An evening at City Halls, and a very busy one – musically speaking. Both artists on stage displayed a staggering level of virtuosity – the notes per second index was at times through the roof – but never at the expense of the tune. Always about music, never only about showing off.
New York’s progressive mandolin sensei Jacob Jolliff and his band were new to me but boy, was that ever a hoedown upgraded for the 2020’s! A splendid mixture of bluegrass and other old time American styles, jazz and whatever else had come to the band’s fancy, it was an hour of kaleidoscopic musical swirl that blew me away pretty totally (I found myself yelling yee-haws much more than I usually do) and extra kudos must be given to the entire band for their individual skills and the amazing band playing. This is one I will keep my eyes on, as they bring something fresh and new to music that mostly likes to stay very close to home, so to say.
The headline spot after a performance like that must be an extremely tough spot but luckily it was the crème de la crème of Celtic aka Flook who took the stage. There was never any doubt about the quality of the music to come, and, in a way, the less I try to say anything clever about it, the better. If you are reading this, you most likely know what I’m talking about and if you’re going “who’s Flook?” you better get up to speed right now and head to Spotify or something like it for your first lesson 😉
The set was mostly the Ancora album but played in reverse order (!) with some older favorites after to ice up the cake. The tunes are brilliant and they were played to perfection, and stage banter by Ed and Brian was utterly hilarious.

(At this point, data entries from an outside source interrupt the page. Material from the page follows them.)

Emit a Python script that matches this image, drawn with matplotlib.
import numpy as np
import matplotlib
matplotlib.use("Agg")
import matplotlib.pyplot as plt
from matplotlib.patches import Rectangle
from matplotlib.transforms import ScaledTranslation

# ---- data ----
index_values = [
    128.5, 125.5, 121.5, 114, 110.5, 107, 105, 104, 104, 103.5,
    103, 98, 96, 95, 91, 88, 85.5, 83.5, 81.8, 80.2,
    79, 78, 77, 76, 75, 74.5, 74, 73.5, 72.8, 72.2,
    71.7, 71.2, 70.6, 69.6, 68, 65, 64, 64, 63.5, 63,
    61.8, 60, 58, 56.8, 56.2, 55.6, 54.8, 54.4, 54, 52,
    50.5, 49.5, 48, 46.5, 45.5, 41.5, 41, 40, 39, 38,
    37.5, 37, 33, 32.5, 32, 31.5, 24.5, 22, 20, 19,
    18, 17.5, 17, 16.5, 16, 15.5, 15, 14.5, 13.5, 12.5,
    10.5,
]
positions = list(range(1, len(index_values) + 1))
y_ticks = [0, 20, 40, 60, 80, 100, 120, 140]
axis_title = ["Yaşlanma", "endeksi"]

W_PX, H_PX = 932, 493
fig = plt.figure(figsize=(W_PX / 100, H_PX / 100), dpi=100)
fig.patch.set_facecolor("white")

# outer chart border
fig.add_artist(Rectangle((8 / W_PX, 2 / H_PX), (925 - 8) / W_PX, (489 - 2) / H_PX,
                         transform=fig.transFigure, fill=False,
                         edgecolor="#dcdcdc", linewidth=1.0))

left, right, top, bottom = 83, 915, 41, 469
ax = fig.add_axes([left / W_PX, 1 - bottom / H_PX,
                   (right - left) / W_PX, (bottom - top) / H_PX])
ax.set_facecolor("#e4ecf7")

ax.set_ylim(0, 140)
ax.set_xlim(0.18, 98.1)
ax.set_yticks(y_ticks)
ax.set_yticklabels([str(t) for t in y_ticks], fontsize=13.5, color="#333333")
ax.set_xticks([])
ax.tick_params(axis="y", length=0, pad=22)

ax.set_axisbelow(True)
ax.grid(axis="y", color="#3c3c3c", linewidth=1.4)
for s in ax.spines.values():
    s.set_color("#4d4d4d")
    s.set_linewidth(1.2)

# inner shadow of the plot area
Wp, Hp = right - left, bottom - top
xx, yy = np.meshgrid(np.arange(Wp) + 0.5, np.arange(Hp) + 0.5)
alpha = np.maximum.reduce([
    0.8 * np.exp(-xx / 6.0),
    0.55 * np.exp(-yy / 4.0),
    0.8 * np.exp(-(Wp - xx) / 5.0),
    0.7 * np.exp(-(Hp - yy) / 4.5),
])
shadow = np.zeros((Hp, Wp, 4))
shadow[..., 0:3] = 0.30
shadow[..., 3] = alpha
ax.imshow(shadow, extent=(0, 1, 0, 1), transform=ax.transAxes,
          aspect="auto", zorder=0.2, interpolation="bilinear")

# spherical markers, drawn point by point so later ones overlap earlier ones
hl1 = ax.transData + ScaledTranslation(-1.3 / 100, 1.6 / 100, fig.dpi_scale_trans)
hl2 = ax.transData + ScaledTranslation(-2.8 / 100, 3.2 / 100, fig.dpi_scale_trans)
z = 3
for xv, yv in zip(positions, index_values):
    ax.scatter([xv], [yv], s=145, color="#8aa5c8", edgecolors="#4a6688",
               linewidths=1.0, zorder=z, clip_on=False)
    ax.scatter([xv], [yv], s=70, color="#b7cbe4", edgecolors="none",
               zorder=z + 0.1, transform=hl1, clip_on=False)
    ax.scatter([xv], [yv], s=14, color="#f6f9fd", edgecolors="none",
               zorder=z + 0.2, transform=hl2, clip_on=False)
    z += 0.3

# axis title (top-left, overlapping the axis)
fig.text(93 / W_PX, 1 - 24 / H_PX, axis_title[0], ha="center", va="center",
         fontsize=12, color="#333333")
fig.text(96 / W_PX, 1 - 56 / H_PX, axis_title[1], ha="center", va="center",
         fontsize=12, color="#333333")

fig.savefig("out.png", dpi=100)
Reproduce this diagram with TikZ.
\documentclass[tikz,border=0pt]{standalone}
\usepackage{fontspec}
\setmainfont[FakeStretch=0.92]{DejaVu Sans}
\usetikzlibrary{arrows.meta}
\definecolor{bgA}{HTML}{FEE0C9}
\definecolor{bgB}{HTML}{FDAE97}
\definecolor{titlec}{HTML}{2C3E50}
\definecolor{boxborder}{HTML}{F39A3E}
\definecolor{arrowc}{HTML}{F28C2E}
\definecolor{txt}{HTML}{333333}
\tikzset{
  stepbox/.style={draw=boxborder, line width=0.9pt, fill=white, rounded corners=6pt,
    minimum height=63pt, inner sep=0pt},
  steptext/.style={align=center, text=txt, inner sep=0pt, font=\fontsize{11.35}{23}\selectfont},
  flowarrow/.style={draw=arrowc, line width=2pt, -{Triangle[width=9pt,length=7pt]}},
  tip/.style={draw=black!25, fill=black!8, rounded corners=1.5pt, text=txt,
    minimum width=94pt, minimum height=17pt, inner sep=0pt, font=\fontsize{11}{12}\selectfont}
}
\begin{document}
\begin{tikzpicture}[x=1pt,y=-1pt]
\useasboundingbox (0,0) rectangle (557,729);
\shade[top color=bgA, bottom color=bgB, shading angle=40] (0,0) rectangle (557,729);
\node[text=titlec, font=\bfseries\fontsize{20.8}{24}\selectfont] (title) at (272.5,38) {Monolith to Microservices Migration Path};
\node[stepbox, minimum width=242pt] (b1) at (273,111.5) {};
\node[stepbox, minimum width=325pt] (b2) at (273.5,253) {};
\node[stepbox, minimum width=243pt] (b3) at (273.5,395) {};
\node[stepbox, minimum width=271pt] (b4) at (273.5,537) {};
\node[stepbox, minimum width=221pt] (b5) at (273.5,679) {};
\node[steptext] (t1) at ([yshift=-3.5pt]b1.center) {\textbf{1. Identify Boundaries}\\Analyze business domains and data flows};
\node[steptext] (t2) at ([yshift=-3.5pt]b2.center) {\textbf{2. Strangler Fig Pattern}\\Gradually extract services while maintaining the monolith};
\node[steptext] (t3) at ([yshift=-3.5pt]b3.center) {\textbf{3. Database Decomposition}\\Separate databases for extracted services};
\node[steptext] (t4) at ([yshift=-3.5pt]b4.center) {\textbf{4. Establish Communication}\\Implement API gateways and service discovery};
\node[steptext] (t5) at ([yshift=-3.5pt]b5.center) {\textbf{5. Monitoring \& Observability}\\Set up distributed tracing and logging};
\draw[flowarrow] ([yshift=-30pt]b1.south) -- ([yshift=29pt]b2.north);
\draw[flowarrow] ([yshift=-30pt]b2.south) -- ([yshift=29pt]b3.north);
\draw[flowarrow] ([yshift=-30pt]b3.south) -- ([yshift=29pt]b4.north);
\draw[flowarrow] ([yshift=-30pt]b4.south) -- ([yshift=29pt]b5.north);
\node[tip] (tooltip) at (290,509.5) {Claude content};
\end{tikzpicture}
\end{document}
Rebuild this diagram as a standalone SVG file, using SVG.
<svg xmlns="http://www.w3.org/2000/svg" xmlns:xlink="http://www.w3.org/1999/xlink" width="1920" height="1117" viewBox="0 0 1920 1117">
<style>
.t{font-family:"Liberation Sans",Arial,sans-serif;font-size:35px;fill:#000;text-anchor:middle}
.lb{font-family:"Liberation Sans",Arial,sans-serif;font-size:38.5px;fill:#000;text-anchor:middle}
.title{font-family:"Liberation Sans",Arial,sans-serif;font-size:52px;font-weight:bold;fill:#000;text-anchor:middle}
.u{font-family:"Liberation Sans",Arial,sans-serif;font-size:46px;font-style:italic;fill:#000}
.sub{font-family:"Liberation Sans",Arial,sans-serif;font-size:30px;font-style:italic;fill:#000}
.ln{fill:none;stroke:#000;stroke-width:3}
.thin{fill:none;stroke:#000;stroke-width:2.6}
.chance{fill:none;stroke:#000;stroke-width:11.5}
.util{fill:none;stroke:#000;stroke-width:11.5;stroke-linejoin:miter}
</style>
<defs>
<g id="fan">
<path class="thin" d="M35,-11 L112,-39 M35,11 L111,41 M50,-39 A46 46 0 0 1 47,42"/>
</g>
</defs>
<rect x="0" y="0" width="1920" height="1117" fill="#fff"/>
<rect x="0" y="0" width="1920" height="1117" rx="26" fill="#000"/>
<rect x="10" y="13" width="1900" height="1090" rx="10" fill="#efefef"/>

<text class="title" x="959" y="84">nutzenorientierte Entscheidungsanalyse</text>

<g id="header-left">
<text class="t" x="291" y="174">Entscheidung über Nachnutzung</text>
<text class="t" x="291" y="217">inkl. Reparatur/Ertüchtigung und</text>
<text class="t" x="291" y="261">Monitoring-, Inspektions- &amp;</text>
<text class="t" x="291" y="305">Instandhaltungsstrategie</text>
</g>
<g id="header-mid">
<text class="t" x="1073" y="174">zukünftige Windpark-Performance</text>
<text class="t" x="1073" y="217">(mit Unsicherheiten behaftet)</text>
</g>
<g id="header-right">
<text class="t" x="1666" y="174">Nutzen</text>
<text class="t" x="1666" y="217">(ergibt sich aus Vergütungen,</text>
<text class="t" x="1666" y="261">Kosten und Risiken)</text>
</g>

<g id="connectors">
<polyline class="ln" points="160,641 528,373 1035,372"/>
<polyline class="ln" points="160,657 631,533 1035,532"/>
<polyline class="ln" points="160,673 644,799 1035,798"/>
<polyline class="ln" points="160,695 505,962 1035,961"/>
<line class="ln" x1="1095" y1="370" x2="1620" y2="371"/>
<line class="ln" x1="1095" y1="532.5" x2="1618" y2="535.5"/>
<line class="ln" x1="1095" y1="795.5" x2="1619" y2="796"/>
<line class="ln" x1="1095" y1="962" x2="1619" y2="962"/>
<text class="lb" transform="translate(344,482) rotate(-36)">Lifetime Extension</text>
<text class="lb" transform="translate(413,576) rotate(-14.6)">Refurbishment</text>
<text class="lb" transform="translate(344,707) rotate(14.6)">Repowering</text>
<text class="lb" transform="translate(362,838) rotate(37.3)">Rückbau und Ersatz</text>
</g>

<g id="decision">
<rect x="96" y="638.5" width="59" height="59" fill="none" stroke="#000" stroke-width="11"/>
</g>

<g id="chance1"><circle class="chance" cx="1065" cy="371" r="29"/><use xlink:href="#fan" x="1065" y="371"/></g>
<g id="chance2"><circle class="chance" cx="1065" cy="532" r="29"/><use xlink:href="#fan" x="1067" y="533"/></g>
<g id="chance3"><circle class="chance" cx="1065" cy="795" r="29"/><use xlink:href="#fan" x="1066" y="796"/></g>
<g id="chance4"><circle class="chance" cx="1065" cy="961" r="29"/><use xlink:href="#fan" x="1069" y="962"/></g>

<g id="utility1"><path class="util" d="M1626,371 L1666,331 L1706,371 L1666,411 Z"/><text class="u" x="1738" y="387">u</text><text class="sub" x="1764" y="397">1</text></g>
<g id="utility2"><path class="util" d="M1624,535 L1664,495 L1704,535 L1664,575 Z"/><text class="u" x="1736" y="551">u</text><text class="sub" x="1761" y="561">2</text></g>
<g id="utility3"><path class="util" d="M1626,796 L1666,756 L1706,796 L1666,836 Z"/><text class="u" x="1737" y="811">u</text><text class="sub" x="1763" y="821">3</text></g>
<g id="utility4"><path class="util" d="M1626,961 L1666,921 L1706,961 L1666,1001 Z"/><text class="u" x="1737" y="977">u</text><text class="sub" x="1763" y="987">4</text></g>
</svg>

And the bodhran solo by sensei John Joe Kelly was… surreal, by which I mean he not only played cosmic stuff I thought technically impossible with his signature “no helicopter rolls with the beater” style but he also integrated rhythms and styles from all over the world in a way that was beyond mere virtuosity. This was art in the form of music created with one stick and one piece of stretched skin. I’m still dumbfounded, three days later.
Another busy day, this time because we were swishing and swooshing from gig to gig. The day started with Fara’s Catriona Price presenting her solo work in the New Voices series. She is extremely talented and the super ensemble she had with her (including her Twelfth Day partner Esther Swift) realized her compositions with ease.
The Fara-style folk was mostly absent as she made her own composer’s voice forcefully clear. The material was quite varied, perhaps abundantly so for one concert, as it encompassed jazz, contemporary folk, vocal ensemble pieces, funk and even contemporary classical. Writing and poems by notable Orkney authors reflected the concert’s themes of home and leaving home. It was a very vivid concert, giving much bright promise for her future.
Later on in the afternoon, Lauren MacColl gave the most charming fiddle recital in the City Halls sold out recital room. Her fiddle sings like the gentlest angel and hers is my favorite fiddle sound along Duncan Chisholm’s equally warm and “narrative” fiddle.
Her recital was almost all airs, many of which will appear in her forthcoming album. She also gave nice background information on how and where she finds all these old tunes or how they are sonetimes pointed out to her by friends and fellow players. Being a pro folk musician seems to require a bit of an historian in you 🙂
To be honest, I probably needed this moment of beautiful, uncluttered music, played with so much heart, after a week of CC concerts and the relentless pulse of Glasgow, and the way Lauren MacColl delivered this music made the concert both therapeutic and artistically satisfying ❤️
The evening at the Old Fruitmarket was opened by Dowally, who a few months ago gave me an interview you can find elsewhere on this site. They are super nice and I love their music, a happy amalgam of styles, expertly played and with much feeling, so it was great to see them live and have my cds signed 🙂
The headline act, the unlikely combination of Welsh harpist Catrin Finch and the Colombian folk group Cimarron, opened with a sad note as Finch told the audience the leader of Cimarron, Carlos Rojas, has died of a severe illness just two weeks before. He had wanted their tour to continue and so the show did go on, with his widow singing and performing in a way that would have been heart-stopping by itself, let alone by someone coping with fresh and devastating loss.
The music itself made two things very clear: a harp player from Wales can very well play with a group of fast-playing Colombians, and not all Latin American music sounds either Mexican, Brasilian or Argentine – this was something way, way different with its fierce and complex rhythms bordering at times on prog rock complexity. The resemblance was more to multilayered Cuban rhythm feasts than other Latin styles.
Many displays of virtuoso playing and dancing were given during the set, with Finch and Cimarron’s own harpist engaging in a veritable harp duel at one point. On the whole, very impressive and, even if the genre is not my usual favorite, very entertaining. And a tribute to the troupe as they go on without their founder and leader.